There is a reason. It is for your good and growth. And HE has ordained it.

15 comments

  1. Jennifer says:

    This is the best post I’ve read in a long time regarding community! This is where the rubber meets the road. Making life work with the people we actually see each week at church. Thank you for the wonderful admonition!

  2. Yes! And this is why the local church cannot be emphasized enough. that is where we meet people of different ages, socio-economic status, backgrounds, interests, etc.

    • Sarah Beals says:

      I agree. Church relationships should be a priority!

    • Larua says:

      It’s th “loca church” where I have felt ostracized. After all, I’m the wife of th pastor. I’m not supposed to belong. Because of the way we’e been treated the past few months, because I have gotten tired of going to church and not actually feel as though I went to church, and because Im the one who gets to keep my four-year-old and 21-month-old quiet and still (with minimal success on a good Sunday), I have all but quit going. hat’s the point when I don’t feel included? What’s the point when I feel as though the hour would be better spent at home in our pajamas? When I don’t have much faith in God? Once winter hours begin again and Sunday school resumes, I will return so that my daughter can go. However, I don’t expect much.

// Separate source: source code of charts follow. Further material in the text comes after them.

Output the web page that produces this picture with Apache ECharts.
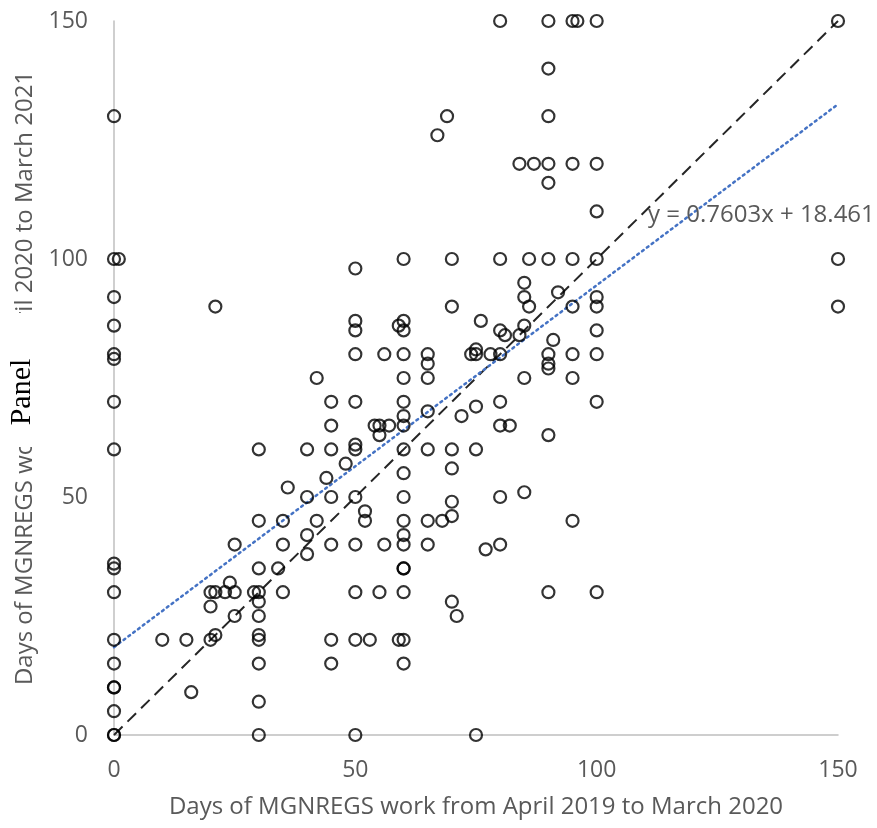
<!DOCTYPE html>
<html>
<head>
<meta charset="utf-8">
<script src="https://cdn.jsdelivr.net/npm/echarts@6/dist/echarts.min.js"></script>
<style>html,body{margin:0;padding:0;background:#fff;overflow:hidden}#c{width:877px;height:828px}</style>
</head>
<body>
<div id="c"></div>
<script>
// x = days of work Apr 2019 - Mar 2020, y = days Apr 2020 - Mar 2021
const pointsZero = [[0,130],[0,100],[1,100],[0,92],[0,86],[0,80],[0,79],[0,70],[0,60],[0,36],[0,35],[0,30],[0,20],[0,15],[0,10],[0,10],[0,5],[0,0],[0,0]];
const pointsLow = [[21,90],[30,60],[36,52],[30,45],[35,45],[25,40],[35,40],[30,35],[34,35],[24,32],
  [20,30],[21,30],[23,30],[25,30],[29,30],[30,30],[35,30],
  [20,27],[30,28],[25,25],[30,25],[20,20],[21,21],[10,20],[15,20],[30,21],[30,20],[30,15],[16,9],[30,7],[30,0]];
const pointsMid = [[85,95],[92,93],[85,92],[86,90],[95,90],[70,90],[50,87],[50,85],[59,86],[60,87],[60,85],[76,87],[80,85],[81,84],[84,84],[85,86],[91,83],
  [50,80],[56,80],[60,80],[65,80],[74,80],[75,80],[78,80],[80,80],[90,80],[95,80],[75,81],
  [65,78],[90,78],[90,77],[42,75],[60,75],[65,75],[85,75],[95,75],
  [45,70],[50,70],[60,70],[80,70],[75,69],[65,68],[72,67],[60,67],
  [45,65],[54,65],[55,65],[57,65],[55,63],[60,65],[80,65],[82,65],[90,63],
  [40,60],[45,60],[50,60],[60,60],[65,60],[70,60],[75,60],[50,61],
  [48,57],[70,56],[60,55],[44,54],
  [40,50],[45,50],[50,50],[60,50],[80,50],[85,51],[70,49],[52,47],[52,45],[42,45],[60,45],[65,45],[68,45],[70,46],[95,45],
  [40,42],[60,42],[45,40],[50,40],[56,40],[60,40],[65,40],[80,40],[77,39],[40,38]];
const pointsBottom = [[60,35],[60,35],[50,30],[55,30],[60,30],[90,30],[70,28],[71,25],[45,20],[50,20],[53,20],[59,20],[60,20],[45,15],[60,15],[50,0],[75,0]];
const pointsRight = [[100,92],[100,90],[150,90],[100,85],[100,80],[100,70],[100,30]];
const pointsTop = [[95,150],[96,150],[100,150],[150,150],[95,120],[100,120],[100,110],[95,100],[100,100],[150,100],
  [80,150],[90,150],[90,140],[90,130],[69,130],[67,126],[84,120],[87,120],[90,120],[90,116],
  [60,100],[70,100],[80,100],[86,100],[90,100],[50,98]];

const slope = 0.7603, intercept = 18.461;
const xTicks = [0, 50, 100, 150];
const equationText = 'y = 0.7603x + 18.461';

const allPoints = [].concat(pointsZero, pointsLow, pointsMid, pointsBottom, pointsRight, pointsTop);
const xMin = xTicks[0], xMax = xTicks[xTicks.length-1];
const trend = [[xMin, slope*xMin+intercept],[xMax, slope*xMax+intercept]];
const diag = [[xMin, xMin],[xMax, xMax]];

const chart = echarts.init(document.getElementById('c'));
const labelColor = '#595959';
const font = 'Open Sans';
chart.setOption({
  animation: false,
  backgroundColor: '#fff',
  grid: {left: 114, right: 39, top: 21, bottom: 93, containLabel: false, outerBoundsMode: 'none'},
  xAxis: {
    type: 'value', min: 0, max: 150, interval: 50,
    name: 'Days of MGNREGS work from April 2019 to March 2020',
    nameLocation: 'middle', nameGap: 60,
    nameTextStyle: {color: labelColor, fontSize: 24, fontFamily: font},
    axisLine: {show: true, lineStyle: {color: '#bfbfbf', width: 1.5}},
    axisTick: {show: false}, splitLine: {show: false},
    axisLabel: {color: labelColor, fontSize: 23, fontFamily: font, margin: 24}
  },
  yAxis: {
    type: 'value', min: 0, max: 150, interval: 50,
    name: 'Days of MGNREGS work from April 2020 to March 2021',
    nameLocation: 'middle', nameGap: 76,
    nameTextStyle: {color: labelColor, fontSize: 24, fontFamily: font},
    axisLine: {show: true, lineStyle: {color: '#bfbfbf', width: 1.5}},
    axisTick: {show: false}, splitLine: {show: false},
    axisLabel: {color: labelColor, fontSize: 23, fontFamily: font, margin: 26}
  },
  series: [
    {type: 'line', data: diag, symbol: 'none', silent: true, z: 1,
     lineStyle: {color: '#262626', width: 2, type: [12, 7]}},
    {type: 'line', data: trend, symbol: 'none', silent: true, z: 1,
     lineStyle: {color: '#4472C4', width: 2.5, type: [2, 4], cap: 'round'}},
    {type: 'scatter', data: allPoints, symbol: 'circle', symbolSize: 12, z: 3,
     itemStyle: {color: 'rgba(0,0,0,0)', borderColor: '#000', borderWidth: 2.2}}
  ],
  graphic: [
    {type: 'text', left: 648, top: 203, z: 10,
     style: {text: equationText, fill: labelColor, fontSize: 24, fontFamily: font}},
    {type: 'rect', shape: {x: 6, y: 313, width: 44, height: 134}, z: 10,
     style: {fill: '#fff'}},
    {type: 'text', x: 22, y: 392, rotation: Math.PI/2, z: 11,
     style: {text: 'Panel', fill: '#000', fontSize: 30, fontFamily: 'Liberation Serif', align: 'center', verticalAlign: 'middle'}}
  ]
});
</script>
</body>
</html>
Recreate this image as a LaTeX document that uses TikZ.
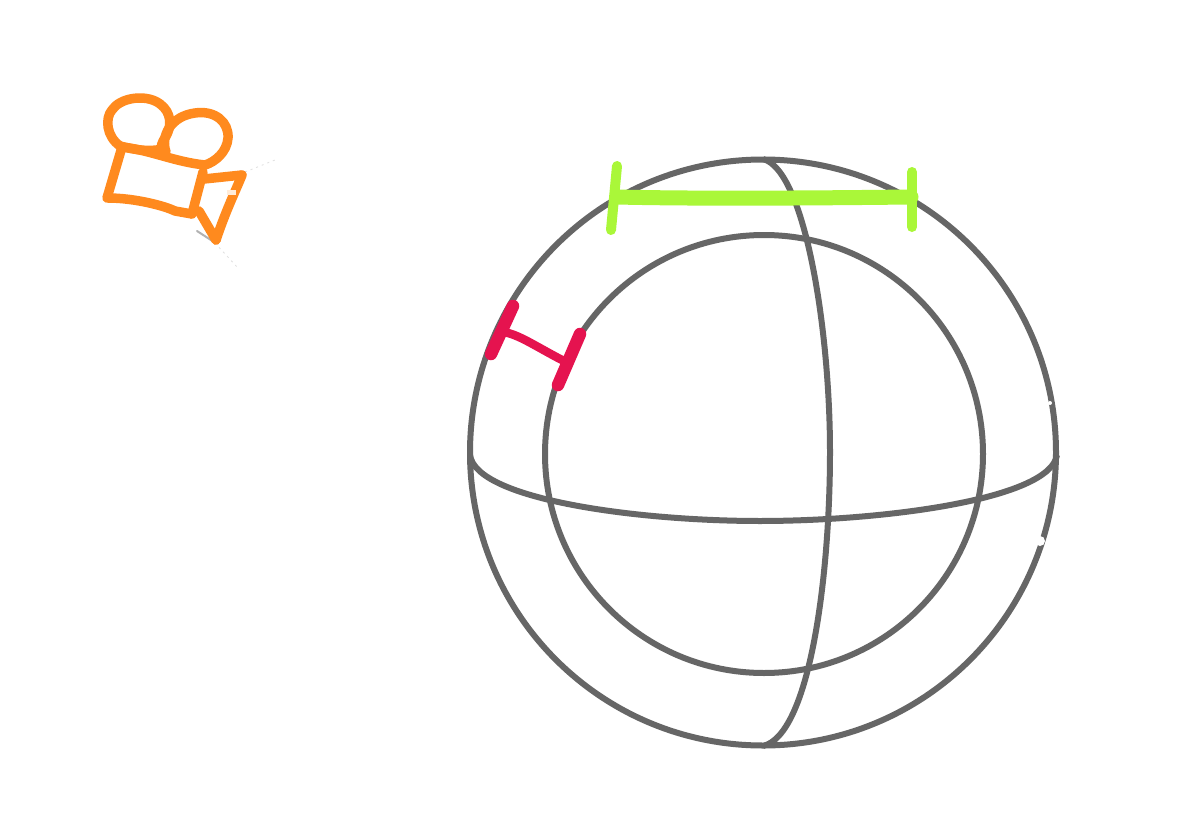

      If it’s God and not them, then God doesn’t seem to b doing much

      • Sarah Beals says:

        Oh Laura, I feel for you. I have to encourage you to keep pushing through. I know during times of trials that sometimes retreat seems like the safest option, but closing ourselves away is not a permanent answer. It is okay for a time, to regroup and find your bearings again, but then, be bold and try again. I understand the hurt. We are in the ministry as well. :) But God is doing something for your good, I am confident of it. He is too good not to. Praying for you.

  3. Absolutely…
    And I think in my life, His plan has absolutely been to use long-haul-relationships.

    Not that there NEVER is a time for change, but that in general, as a society, we are quick to drop and run when we don’t enjoy something (or we’re bothered a bit).

    We quickly change churches, or small groups, or schools, or neighborhoods, or jobs…or unfortunately…spouses.

    Because it’s difficult to stick-it-out and trust Him to redeem and mend and grow relationships. Of course, their are times when God absolutely nudges us to make a change (aside from the spouse category)…but I’m fully convinced…it is much less often that we think it is.
    I think God is honored by the stick-it-out-ness that real relationships demand.

    Instead of community…I like to think in terms of relationships. And those take a LONG time to build.
    And they require a lot of sacrificial love…and patience…and the faith that God can bring about change.

    • Sarah Beals says:

      Yes, sacrifice for someone else is rare. Actually, true love is rare. That is why so many never have biblical relationships with other people…it is like they don’t know how to love or give love. They seem to need to look out for #1 to the detriment of everyone else.
      BUT, even in all that, God is using it to change us. Thx for your comment, my virtual friend, who I am very thankful to have in my “community.” :)

  4. Aimee Byrd says:

    God taught me this lesson by bringing our family into a church where there didn’t seem to be anyone “like us.” We came from a church plant with many young families and common interests, but the doctrine in worship got out of hand. It took years for me to get to know some of the people in my church now, but they are such a blessing! I am grateful that God allowed me to go through that loneliness for a while, to lead me into the diversity of his family.

  5. Susan McCurdy says:

    Excellent thoughts. Thanks so much! I’m sharing this with some of my “electronic” communities.

  6. Ashlie says:

    Sarah, I’m obviously a little behind on my blog reading :) But this post really caught my eye and I love what you shared here. There is a lot of “buzz”, as you mentioned, about authentic community, but I often find what you said to be exactly true – it causes discontentment to flare up, specifically in women. God has given me a passion for this cultivating of true community, but it is so easy to cross the line of placing “community” on a pedastal instead of remembering that the purpose of it is for edification, sharpening, and bringing us closer to God through each other, not the reverse.

    Community is difficult and messy, and requires SO much humility, sacrifice, dying to flesh, and relaligning of one’s heart to God’s because it’s ONLY through His love and by His grace that we can live in community with fellow faulty humans ;)

    And, yes, I think so many times for us as women, it’s easy to seek out community like a buffet line (social media, etc, which God definitely uses, too), when God has placed us smack in the middle of the “community” we need to be in if we will just look around. I’ve found that it’s in the REAL life circles…in churches, school, neighbors, that so many lonely and broken silently suffer. I’ve been there. ;)

    Sorry if that was rambly…just love your heart and your writing! xo

    • Sarah Beals says:

      Ashlie, you are such a joy. Thank you for writing. Yes, community is messy, and sometimes not our ideal. But, God knows what He is doing when he plans/appoints our “borders” and puts us where we need to be. I love “rambly.” Ramble here any time. :)

  7. Christa says:

    Thank you for this. My husband shared this with me and, I admit, at first I was slightly offended that he knew I needed it. ;) Thanks for letting the Lord work through you to be a blessing to me.